Smith didn’t know that, really, this was an audition, as Dylan wanted to invite her on his Rolling Thunder Revue tour. But she didn’t need to be told, as the nerves and the desire to impress were already there. 

“I showed up, and as he was sitting with his people, including Sarah, Joan Baez, Rambling Jack Elliot and Allen Ginsberg, I manoeuvred on my own. There were a lot of well-known musicians there, and the atmosphere was mysteriously electric,” Smith recalled of the moment. Unable to play an instrument to be able to do a song, she instead improvised a poem about her sister. After, she was offered a spot on the tour, but Smith, feeling odd about the entire thing, famously turned it down.

However, that day and that performance remained important to her. “That night, though difficult, validated that I could think on my feet, and provided me with an unexpected gift,” she said. It gave her confidence as she explained, “It was quite an experience. Bob Dylan treated me well, and I was proud that he saw something in me, which I held as a secret weapon through the challenging times ahead.”

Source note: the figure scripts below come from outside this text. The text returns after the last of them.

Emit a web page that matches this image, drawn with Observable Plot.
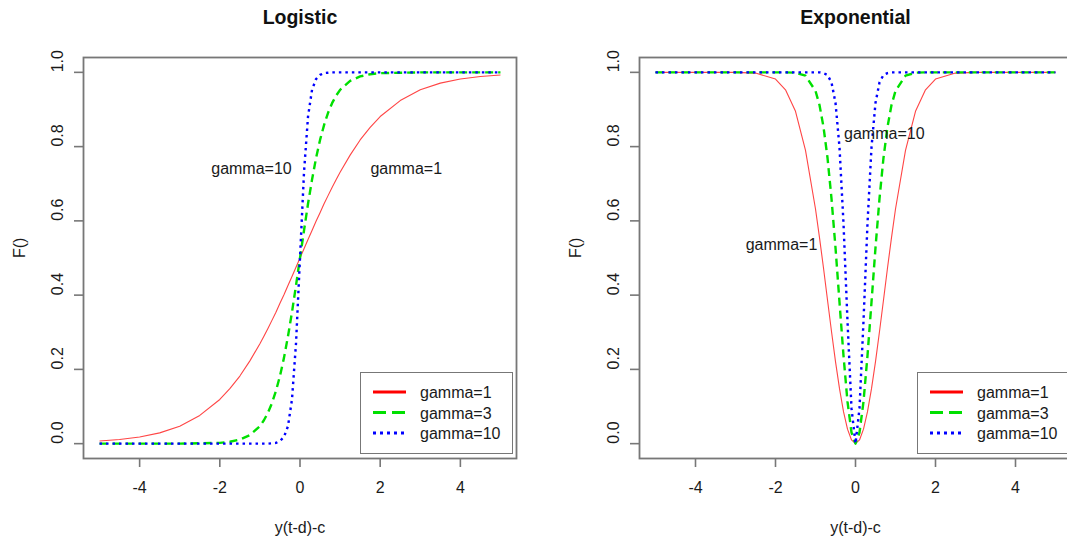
<!DOCTYPE html>
<html>
<head>
<meta charset="utf-8">
<script src="https://cdn.jsdelivr.net/npm/d3@7"></script>
<script src="https://cdn.jsdelivr.net/npm/@observablehq/plot@0.6"></script>
<style>
  html, body { margin: 0; padding: 0; background: #fff; }
  #root { position: relative; width: 1067px; height: 545px; overflow: hidden; background: #fff;
          font-family: "Liberation Sans", Arial, sans-serif; color: #1a1a1a; }
  .panel { position: absolute; top: 0; width: 540px; height: 545px; }
  .panel svg { max-width: none !important; }
  .legend { position: absolute; box-sizing: border-box; border: 1.5px solid #777; background: #fff; }
</style>
</head>
<body>
<div id="root"></div>
<script>
// ---- data ----
const xs = [-5,-4.5,-4,-3.5,-3,-2.5,-2,-1.75,-1.5,-1.25,-1,-0.9,-0.8,-0.7,-0.6,-0.5,-0.4,-0.3,-0.2,-0.1,0,0.1,0.2,0.3,0.4,0.5,0.6,0.7,0.8,0.9,1,1.25,1.5,1.75,2,2.5,3,3.5,4,4.5,5];

const logistic1  = [0.007,0.011,0.018,0.029,0.047,0.076,0.119,0.148,0.182,0.223,0.269,0.289,0.310,0.332,0.354,0.378,0.401,0.426,0.450,0.475,0.500,0.525,0.550,0.574,0.599,0.622,0.646,0.668,0.690,0.711,0.731,0.777,0.818,0.852,0.881,0.924,0.953,0.971,0.982,0.989,0.993];
const logistic3  = [0,0,0,0,0,0.001,0.002,0.005,0.011,0.023,0.047,0.063,0.083,0.109,0.142,0.182,0.231,0.289,0.354,0.426,0.500,0.574,0.646,0.711,0.769,0.818,0.858,0.891,0.917,0.937,0.953,0.977,0.989,0.995,0.998,0.999,1,1,1,1,1];
const logistic10 = [0,0,0,0,0,0,0,0,0,0,0,0,0,0.001,0.002,0.007,0.018,0.047,0.119,0.269,0.500,0.731,0.881,0.953,0.982,0.993,0.998,0.999,1,1,1,1,1,1,1,1,1,1,1,1,1];

const exponential1  = [1,1,1,1,1,0.998,0.982,0.953,0.895,0.790,0.632,0.555,0.473,0.387,0.302,0.221,0.148,0.086,0.039,0.010,0,0.010,0.039,0.086,0.148,0.221,0.302,0.387,0.473,0.555,0.632,0.790,0.895,0.953,0.982,0.998,1,1,1,1,1];
const exponential3  = [1,1,1,1,1,1,1,1,0.999,0.991,0.950,0.912,0.853,0.770,0.660,0.528,0.381,0.237,0.113,0.030,0,0.030,0.113,0.237,0.381,0.528,0.660,0.770,0.853,0.912,0.950,0.991,0.999,1,1,1,1,1,1,1,1];
const exponential10 = [1,1,1,1,1,1,1,1,1,1,1,1,0.998,0.993,0.973,0.918,0.798,0.593,0.330,0.095,0,0.095,0.330,0.593,0.798,0.918,0.973,0.993,0.998,1,1,1,1,1,1,1,1,1,1,1,1];

const seriesNames = ["gamma=1", "gamma=3", "gamma=10"];
const xTicks = [-4, -2, 0, 2, 4];
const yTicks = [0, 0.2, 0.4, 0.6, 0.8, 1];
const yTickLabels = ["0.0", "0.2", "0.4", "0.6", "0.8", "1.0"];
const xLabel = "y(t-d)-c";
const yLabel = "F()";

const logisticNotes = [{x: -1.21, y: 0.74, text: "gamma=10"}, {x: 2.65, y: 0.74, text: "gamma=1"}];
const exponentialNotes = [{x: 0.72, y: 0.835, text: "gamma=10"}, {x: -1.85, y: 0.535, text: "gamma=1"}];

// ---- styles ----
const styles = [
  {stroke: "#ff4545", legendStroke: "#ff0000", strokeWidth: 1.1, dash: null,  legendDash: null},
  {stroke: "#00e000", legendStroke: "#00e000", strokeWidth: 2.4, dash: "8,5", legendDash: "13,6"},
  {stroke: "#0000ff", legendStroke: "#0000ff", strokeWidth: 2.4, dash: "2.5,4", legendDash: "3,4"}
];
const axisColor = "#777";

function rows(vals) { return xs.map((x, i) => ({x, y: vals[i]})); }

function panel(title, seriesVals, notes, left, marginLeft, marginRight) {
  const lines = seriesVals.map((vals, i) => Plot.line(rows(vals), {
    x: "x", y: "y", stroke: styles[i].stroke, strokeWidth: styles[i].strokeWidth,
    strokeDasharray: styles[i].dash, strokeLinecap: "butt"
  }));
  const chart = Plot.plot({
    width: 540, height: 545,
    marginLeft, marginRight, marginTop: 57, marginBottom: 87,
    x: {domain: [-5.4, 5.4]},
    y: {domain: [-0.04, 1.04]},
    style: {fontFamily: "'Liberation Sans', Arial, sans-serif", fontSize: "16px", color: "#1a1a1a", background: "transparent", overflow: "visible", maxWidth: "none"},
    marks: [
      ...lines,
      Plot.frame({stroke: axisColor, strokeWidth: 1.8}),
      Plot.axisX({ticks: xTicks, tickSize: 9, tickFormat: () => "", label: null, stroke: axisColor, strokeWidth: 1.6}),
      Plot.axisY({ticks: yTicks, tickSize: 9, tickFormat: () => "", label: null, stroke: axisColor, strokeWidth: 1.6}),
      Plot.text(xTicks, {x: d => d, frameAnchor: "bottom", dy: 29, text: d => String(d), fontSize: 16, lineAnchor: "middle", fill: "#1a1a1a"}),
      Plot.text(yTicks, {y: d => d, frameAnchor: "left", dx: -26, rotate: -90, text: (d, i) => yTickLabels[i], fontSize: 16, lineAnchor: "middle", fill: "#1a1a1a"}),
      Plot.text(notes, {x: "x", y: "y", text: "text", fontSize: 16, lineAnchor: "middle", fill: "#1a1a1a"}),
      Plot.text([title], {frameAnchor: "top", dy: -40, text: d => d, fontSize: 19.5, fontWeight: "bold", lineAnchor: "middle", fill: "#111"}),
      Plot.text([xLabel], {frameAnchor: "bottom", dy: 69, text: d => d, fontSize: 16, lineAnchor: "middle", fill: "#1a1a1a"}),
      Plot.text([yLabel], {frameAnchor: "left", dx: -64, rotate: -90, text: d => d, fontSize: 16, lineAnchor: "middle", fill: "#1a1a1a"})
    ]
  });
  chart.style.maxWidth = "none";
  const div = document.createElement("div");
  div.className = "panel";
  div.style.left = left + "px";
  div.appendChild(chart);
  document.getElementById("root").appendChild(div);
}

function legend(left, top, width, height, lineX, textX) {
  const div = document.createElement("div");
  div.className = "legend";
  Object.assign(div.style, {left: left + "px", top: top + "px", width: width + "px", height: height + "px"});
  document.getElementById("root").appendChild(div);
  const svg = d3.select(div).append("svg").attr("width", width).attr("height", height)
    .style("position", "absolute").style("left", "-1.5px").style("top", "-1.5px");
  const rowY = [20, 40.5, 61];
  seriesNames.forEach((name, i) => {
    svg.append("line").attr("x1", lineX).attr("x2", lineX + 33).attr("y1", rowY[i]).attr("y2", rowY[i])
      .attr("stroke", styles[i].legendStroke)
      .attr("stroke-width", 3)
      .attr("stroke-dasharray", styles[i].legendDash);
    svg.append("text").attr("x", textX).attr("y", rowY[i]).attr("dy", "0.4em")
      .attr("font-size", 16).attr("fill", "#1a1a1a")
      .attr("font-family", "'Liberation Sans', Arial, sans-serif").text(name);
  });
}

panel("Logistic", [logistic1, logistic3, logistic10], logisticNotes, 0, 83, 24);
panel("Exponential", [exponential1, exponential3, exponential10], exponentialNotes, 540, 99, 9);
legend(360, 372, 153, 82, 13, 60);
legend(917, 372, 153, 82, 13, 60);
</script>
</body>
</html>
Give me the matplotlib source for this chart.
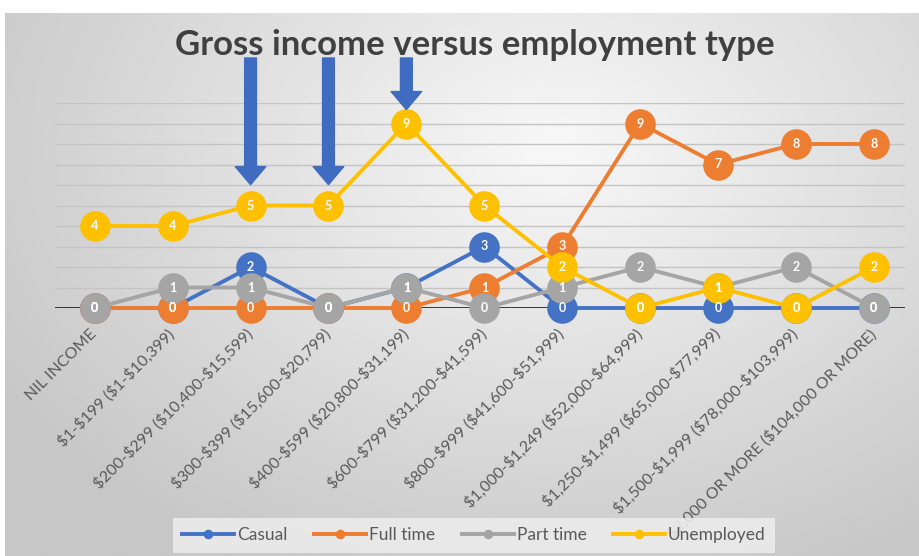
"""Gross income versus employment type: Excel-style line chart with labelled markers."""

import matplotlib.pyplot as plt
import numpy as np


CATEGORIES = [
    "NIL INCOME",
    "$1-$199 ($1-$10,399)",
    "$200-$299 ($10,400-$15,599)",
    "$300-$399 ($15,600-$20,799)",
    "$400-$599 ($20,800-$31,199)",
    "$600-$799 ($31,200-$41,599)",
    "$800-$999 ($41,600-$51,999)",
    "$1,000-$1,249 ($52,000-$64,999)",
    "$1,250-$1,499 ($65,000-$77,999)",
    "$1,500-$1,999 ($78,000-$103,999)",
    "$2,000 OR MORE ($104,000 OR MORE)",
]

CASUAL = [0, 0, 2, 0, 1, 3, 0, 0, 0, 0, 0]
FULL_TIME = [0, 0, 0, 0, 0, 1, 3, 9, 7, 8, 8]
PART_TIME = [0, 1, 1, 0, 1, 0, 1, 2, 1, 2, 0]
UNEMPLOYED = [4, 4, 5, 5, 9, 5, 2, 0, 1, 0, 2]

SERIES_NAMES = ["Casual", "Full time", "Part time", "Unemployed"]
SERIES_COLORS = ["#4472C4", "#ED7D31", "#A5A5A5", "#FFC000"]

# highlighted points on the Unemployed line
ARROW_INDEXES = [2, 3, 4]
ARROW_GAPS = [15, 15, 10]

TITLE = "Gross income versus employment type"
TEXT_COLOR = "#595959"


def draw_background(fig: plt.Figure) -> None:
    """Soft grey radial gradient like the Office chart style."""
    bg = fig.add_axes([5 / 920, 0, 915 / 920, 543 / 556], zorder=-10)
    yy, xx = np.mgrid[0:1:200j, 0:1:300j]
    dist = np.sqrt(((xx - 0.6) / 0.75) ** 2 + ((yy - 0.75) / 0.9) ** 2)
    shade = np.clip(0.97 - 0.2 * dist, 0.78, 0.97)
    bg.imshow(shade, cmap="gray", vmin=0, vmax=1, aspect="auto", origin="lower",
              extent=[0, 1, 0, 1])
    bg.axis("off")


def main() -> None:
    plt.rcParams["font.family"] = ["Lato", "DejaVu Sans"]

    fig = plt.figure(figsize=(9.2, 5.56), dpi=100, facecolor="white")
    draw_background(fig)

    ax = fig.add_axes([55 / 920, 248 / 556, 850 / 920, 205 / 556])
    ax.set_facecolor("none")

    x = np.arange(len(CATEGORIES))
    all_series = [CASUAL, FULL_TIME, PART_TIME, UNEMPLOYED]

    for values, name, color in zip(all_series, SERIES_NAMES, SERIES_COLORS):
        ax.plot(x, values, color=color, lw=2.8, marker="o", markersize=21,
                markeredgecolor=color, label=name, clip_on=False, zorder=3)

    for values in all_series:
        for xi, v in zip(x, values):
            ax.text(xi, v, str(v), color="white", fontsize=9, fontweight="bold",
                    ha="center", va="center", zorder=6, clip_on=False)

    for idx, gap in zip(ARROW_INDEXES, ARROW_GAPS):
        ax.annotate(
            "",
            xy=(idx, UNEMPLOYED[idx]),
            xytext=(idx, 1 - 58 / 556),
            textcoords=("data", "figure fraction"),
            annotation_clip=False,
            arrowprops=dict(
                arrowstyle="simple,head_length=1.3,head_width=2.2,tail_width=0.85",
                color="#3F6BC0",
                shrinkA=0,
                shrinkB=gap,
                mutation_scale=10,
            ),
            zorder=7,
        )

    ax.set_xlim(-0.51, 10.4)
    ax.set_ylim(0, 10)
    ax.set_yticks(np.arange(0, 11, 1))
    ax.yaxis.grid(True, color="#c4c4c4", lw=1)
    ax.set_axisbelow(True)
    ax.tick_params(axis="y", left=False, labelleft=False)
    ax.axhline(0, color="#262626", lw=2, zorder=2)

    # escape the dollar signs so they are not read as mathtext
    tick_labels = [c.replace("$", r"\$") for c in CATEGORIES]
    ax.set_xticks(x)
    ax.set_xticklabels(tick_labels, rotation=45, ha="right", va="center",
                       rotation_mode="anchor", fontsize=11.5, color=TEXT_COLOR)
    ax.tick_params(axis="x", length=0, pad=17)

    for spine in ax.spines.values():
        spine.set_visible(False)

    fig.text(475 / 920, 1 - 45 / 556, TITLE, ha="center", va="center",
             fontsize=25, fontweight="bold", color="#404040")

    legend = fig.legend(
        loc="lower center",
        bbox_to_anchor=(474 / 920, 3 / 556),
        borderaxespad=0,
        ncol=4,
        fontsize=12.5,
        frameon=True,
        facecolor="#ececec",
        edgecolor="none",
        framealpha=0.88,
        fancybox=False,
        borderpad=0.55,
        handlelength=3.0,
        handletextpad=0.15,
        columnspacing=1.55,
        markerscale=0.28,
        labelcolor=TEXT_COLOR,
    )
    legend.set_zorder(10)

    fig.savefig("out.png", dpi=100)


if __name__ == "__main__":
    main()
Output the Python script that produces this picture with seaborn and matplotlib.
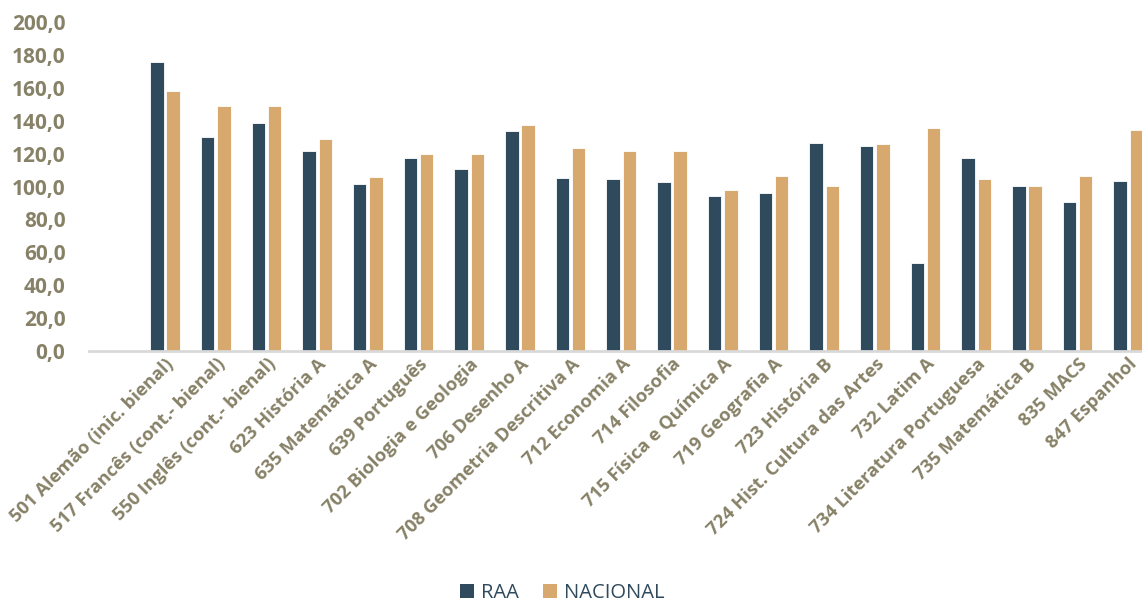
import matplotlib
matplotlib.use("Agg")
import matplotlib.pyplot as plt
import seaborn as sns
import pandas as pd
from matplotlib.patches import Patch

disciplinas = [
    "501 Alemão (inic. bienal)",
    "517 Francês (cont.- bienal)",
    "550 Inglês (cont.- bienal)",
    "623 História A",
    "635 Matemática A",
    "639 Português",
    "702 Biologia e Geologia",
    "706 Desenho A",
    "708 Geometria Descritiva A",
    "712 Economia A",
    "714 Filosofia",
    "715 Física e Química A",
    "719 Geografia A",
    "723 História B",
    "724 Hist. Cultura das Artes",
    "732 Latim A",
    "734 Literatura Portuguesa",
    "735 Matemática B",
    "835 MACS",
    "847 Espanhol",
]

raa = [175.5, 130.1, 138.6, 121.8, 101.5, 117.1, 110.4, 133.9, 105.2, 104.4,
       102.5, 94.4, 95.9, 126.3, 124.6, 53.3, 117.1, 100.5, 90.4, 103.5]
nacional = [157.9, 148.7, 148.7, 128.7, 105.6, 119.6, 119.6, 137.6, 123.6, 121.4,
            121.4, 97.7, 106.6, 100.5, 125.6, 135.7, 104.6, 100.5, 106.6, 134.5]

series = ["RAA", "NACIONAL"]
cores = ["#2E4A5C", "#D8A96F"]
cor_texto = "#878167"

df = pd.DataFrame({
    "Disciplina": disciplinas * 2,
    "Série": [series[0]] * len(raa) + [series[1]] * len(nacional),
    "Valor": raa + nacional,
})

sns.set_theme(style="white")
plt.rcParams["font.family"] = ["Open Sans", "DejaVu Sans"]

fig = plt.figure(figsize=(11.42, 6.03), dpi=100)
ax = fig.add_axes([89 / 1142, 1 - 351 / 603, 1 - 89 / 1142, (351 - 22) / 603])

sns.barplot(data=df, x="Disciplina", y="Valor", hue="Série", order=disciplinas,
            hue_order=series, palette=cores, saturation=1, width=0.64, gap=0.17,
            edgecolor="white", linewidth=0.6, legend=False, ax=ax)

ax.set_ylim(0, 200)
ax.set_xlim(-1.5, 19.27)
ax.set_yticks(range(0, 201, 20))
ax.set_yticklabels([f"{v},0" for v in range(0, 201, 20)])
ax.tick_params(axis="y", length=0, pad=17, labelsize=15, labelcolor=cor_texto)
ax.tick_params(axis="x", length=0, pad=3, labelsize=13.2, labelcolor=cor_texto)
for lbl in ax.get_yticklabels():
    lbl.set_fontweight("bold")
for lbl in ax.get_xticklabels():
    lbl.set_rotation(45)
    lbl.set_ha("right")
    lbl.set_rotation_mode("anchor")
    lbl.set_fontweight("bold")

ax.set_xlabel("")
ax.set_ylabel("")
for lado in ["top", "right", "left"]:
    ax.spines[lado].set_visible(False)
ax.spines["bottom"].set_color("#D9D9D9")
ax.spines["bottom"].set_linewidth(2)
ax.grid(False)

handles = [Patch(facecolor=c, edgecolor="none") for c in cores]
leg = fig.legend(handles, series, loc="center", bbox_to_anchor=(562 / 1142, 1 - 593 / 603),
                 ncol=2, frameon=False, fontsize=14.5, handlelength=0.7, handleheight=0.7,
                 handletextpad=0.35, columnspacing=1.2)
for t in leg.get_texts():
    t.set_color("#2E4A5C")

fig.savefig("out.png", dpi=100)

But it also gave her the start of something, adding, “The lyric refrain, initially spit out as an act of improvisational survival, developed as a propelling build in the song ‘Ain’t it Strange’.”

This would go on to be a pattern – when things changed in Smith’s life, and she needed a boost of assurance, Dylan seemed to materialise. Decades on from that initial audition, after Smith had made her name, somewhat retired and now grieving the loss of her husband, it was Dylan who coaxed her back onto stage, inviting her to tour with him as her return to live performance, but also as a reminder of her strength, and a redo of those old times.